Tension between the two nuclear-armed rivals – already brittle after a bout of mutual mudslinging over the death of 30 people last week in an attack by Islamic extremists on a Hindu temple in Gujarat – seem set to rise again.

A Kashmir news agency said a relatively unknown guerrilla group called al-Arfeen claimed responsibility for the attack on the bus. The same group said it was behind the killing last month of the state law minister, Mushtaq Lone, a leader of the pro-India National Conference party. Indian police believe al-Arfeen is an offshoot of the Pakistan-based Lashkar-e-Tayyiba militant group.

Since the poll was announced in early August there has been an unremitting tide of deaths, with estimates of more than 600. Voters have cast their ballots behind walls of sandbags and barbed wire; dozens of party workers have been killed. India hopes the election, which has been boycotted by separatists, will endorse its rule.
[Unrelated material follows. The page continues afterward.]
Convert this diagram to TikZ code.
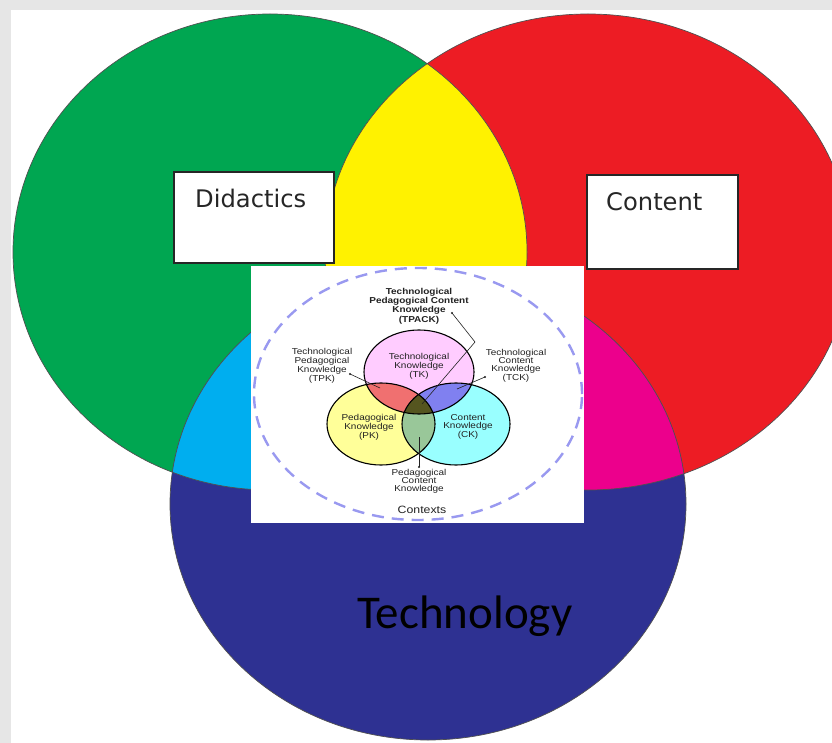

Although there have been relatively few reports of blatant rigging, some suggestions of skulduggery emerged yesterday. In the village of Akad, 47 miles south of Srinagar, about 30 people surrounded the car of Associated Press journalists and complained that security forces were forcing them out of their houses to vote.

"They have retained our identity cards and said that they won't return them until we show the voting marks," said Mushtaq Ahmad, referring to the ink mark drawn on fingernails by polling officials after a vote. But India has been portraying the elections as a success, showing high turnout figures in the first two rounds of more than 40 per cent (although in Srinagar, the summer capital, the official figure was a mere 11 per cent).

India's election commission yesterday put the turnout for the third round – which was for 27 seats in the volatile districts of Anantnag, Pulwama, Udhampur and Kathua, at 41 per cent. Pakistani officials dismiss the poll as a farce, saying the Indian turnout figures are false, and the true numbers are significantly lower.

India views the level of election violence as a test of Pakistan's fitness for a possible future dialogue over Kashmir.

India's finance minister, Jaswant Singh, won headlines yesterday after raising the spectre of a pre-emptive strike, saying it was every country's right to prevent injury to itself.